The Enemy of the Good is the Better
I wrote this in February 2015. Ironically, considering the content of the piece, I was waiting until I could make it better before I published it here. We set the best traps for ourselves. Here it is in July 2016, pretty much untouched. Because really, it should just have been published when it was written.
***

Not the piano in Möckmühl, but there aren't that many pictures of me on the piano so this is the one I could find.
Lydia has a piano at her little farm house in Möckmühl. I haven’t touched a piano properly, or with the right motivation since I sold my digital piano in Montreal over two years ago.
I am not a great piano player. I never have been. I had good technique, because that can be trained, but I had little natural affinity for the instrument. When I was young, I didn’t believe in playing ‘simplified’ versions of pieces. Even though they were obviously easier to play, and thus I didn’t have to focus so much, and could actually enjoy myself more, I always held in my mind the ‘advanced’ version while I was playing the easy one, and would contemptuously make comparisons in my head. Judging the easier version as ‘baby-ish’, too simple, or only for stunted players.
To the me back then, it was embarrassing to play for others the simplified version. It seemed pathetic, like that was all I was able to do. (Even when it actually was all that I could do).
At that time, it seemed like there was more merit in practicing a complicated version of something, and not being able to perform it ‘just yet’, than there was in performing for others a simplified version well. I would secretly play the simplified version to myself when I was alone, just to reassure myself that at least I was able to do that, when the complicated version was proving too difficult for me.
I was not able to accept my limitations as a piano player at that time. My young ego was too fragile to consider the notion that I could actually not be good at something I was working so hard on. I kept thinking that if only I trained harder, or was smarter about it, or figured out the right way to learn the piece, or if I punished myself enough (and there are lots of ways that musicians can invent to punish themselves) that it would be the key to pushing myself through from mediocrity to excellence. As if my mind was the teacher with the bamboo rod, and my body the disobedient child who just wouldn’t do it right. If I could have recorded the things I would say to myself out loud while I was practicing, it would have sounded like someone with a split personality on tape. Abusing, abusing, abusing.
I hated myself for not being able to do what I thought I should have been. I verbally beat myself every time something didn’t go right, somehow believing this was the only way to motivate myself to do better. Being compassionate to myself seemed like the flabby way out. Seemed like it would just make me weak, or give me excuses to not be better. I didn’t understand then that compassion does not give you excuses for not doing well, but allows you to be yourself while still pursuing excellence. Compassion does not say ‘Oh well, this is not for everyone, why don’t you just give up. At least you’re good at math.’ Rather, it says ‘You’re trying very hard. These things take time, and sometimes you have to try for a long time, and many different ways to get there. Keep trying, and know that you are bound to improve. Relax.’
Trying to keep up appearances that of being a better player than I actually was in that moment prevented me from enjoying what I wasable to do, and prevented me from sharing that with others.
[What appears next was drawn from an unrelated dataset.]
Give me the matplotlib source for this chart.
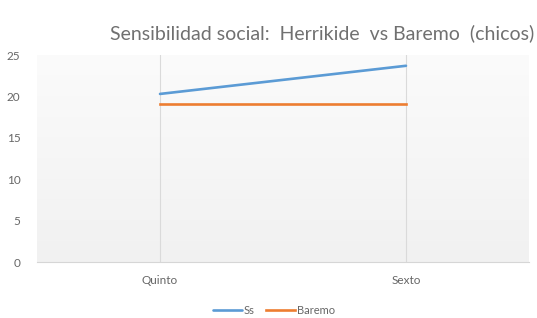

The mirage of something better, more impressive, more crowd-pleasing always crowded out the possibility that the simplified version could actually be good on its own. It never occurred to me that people could actually just enjoy music no matter how simple it was.
It was better then at that time, to have my skill as a pianist unverified, unexperienced by others, remaining a mystery, than to display that maybe I was not as good as they might have imagined.
Image was everything then. And not surprising, coming from an Asian community where children were pitted against each other in competitions to bring pride to their families. Whenever I would perform, it would only be a piece that was technically difficult, but not something that had soul. I didn’t know what soul was back then. I thought skill lay in how machine-like you could train your fingers to be. Expressiveness was foreign to me. Too threatening. Why would I let anyone glimpse into me to see what I was feeling inside? What if they laughed at what they saw? What if they destroyed what I had inside?
*
More than fifteen years later, I find myself at a farm in a hamlet in Baden-Württemberg, with an old, surprisingly in-tune piano. Now the simplified version is certainly all that I can play, for the technique I had beaten so ferociously into myself when I was young had over the years all but fallen away. All that was left was the soul of the piece. And me.